Sunday 20 February 2011

Yemen opposition supports demonstrators but not to ouster President Saleh



By Nasser Arrabyee/20/02/2011

The Yemeni opposition parties said Sunday they support the young people who demonstrate in the streets for the ouster of President Ali Abdullah Saleh.

But the opposition parties, which includes mainly the Islamists, Socialists, and Nasserites, did not say they support the young people to demand the ouster of President Saleh.

“We support their peaceful protests against tyranny” , they never said to topple Saleh’s regime.

Meanwhile, the President Ali Abdulah Saleh repeatedly said on Sunday he is ready to meet all the “legal” demands of the opposition through dialogue.

“We are ready to sit on negotiation table and meet the demands of the opposition, if they are legal, the dialogue is the best way, not the sabotage, blocking roads, killing innocents, and looting public and private properties,” President Saleh addressed about 40,000 of his supporters in the country’s largest hall, May 22 Hall, in the capital Sana’a.

The supporters who were chanting slogans in favor of Saleh’s rule and his initiative to offer concessions, came from all the government ministries in the city of Sana’a.

Over the last week, President Saleh held about 10 similar gatherings in Sana’a but with tribesmen from the Yemen’s most influential two tribes Hashed and Bakil in the provinces of Sana’a, Amran and Hajja.

The opposition considered President Saleh’s meetings with the tribesmen as a tactic of “Divide to rule” . They opposition condemned trying to make tribesmen fight each other.

“No dialogue with bullets, batons, and thugs, no dialogue with the power who mobilizes mercenaries to occupy the public squares,” said the Islamist-led opposition collation in a statement issued at the end of an exceptional meeting held Sunday in Sana’a by the top leaders of the coalition.

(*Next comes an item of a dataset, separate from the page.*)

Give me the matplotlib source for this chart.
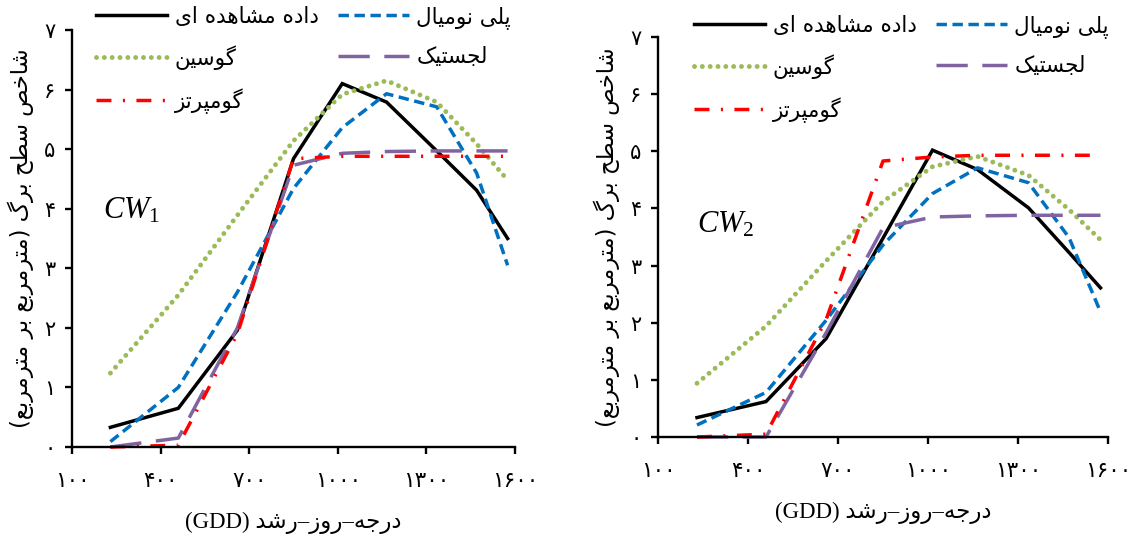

President Saleh regretted for the violence that happened over the last two days in Aden, Taiz and Sana’a in which dozens were killed and injured. He also regretted for what happened to journalists in Sana’a on Friday and Saturday by “hired thugs”.

“Those elements are not from the ruling party or its allies , they were hired thugs, and this will never happen,” Saleh said.

While President Saleh was speaking, two rival demonstrations were going on at the gate of the Sana’a university: hundreds of students were demanding Saleh’s ouster, and hundreds others demanding dialogue and security and stability. Both ended peacefully after the security separated them meters away from each other.

The anti-Saleh students were planning Sunday to make a permanent sit-in at the gate like colleagues in the province of Taiz where hundreds were sitting in day and night in the area of Dhafer, or Freedom Square as they called it.

Earlier, 10 members of parliament from the ruling party said they would resign if the violence against demonstrators and journalists continue.

In southern province of Aden where always the protestors would demand the separation of the south from the north which united in 1990, small but violent demonstration calling for the ouster of President Saleh started last Friday when at least five people were killed in clashes with security forces.

The new position of the separatist southern movement was viewed by some observers as an implicit agreement between the movement and opposition coalition.

In Sada’a, for the first time, the spokesman of the Al Houthi rebels Mohammed Abdul Salam said Sunday they would stage demonstrations in cooperation with the opposition coalition in the province to support the young people in Sana’a, Taiz, and Aden and other provinces.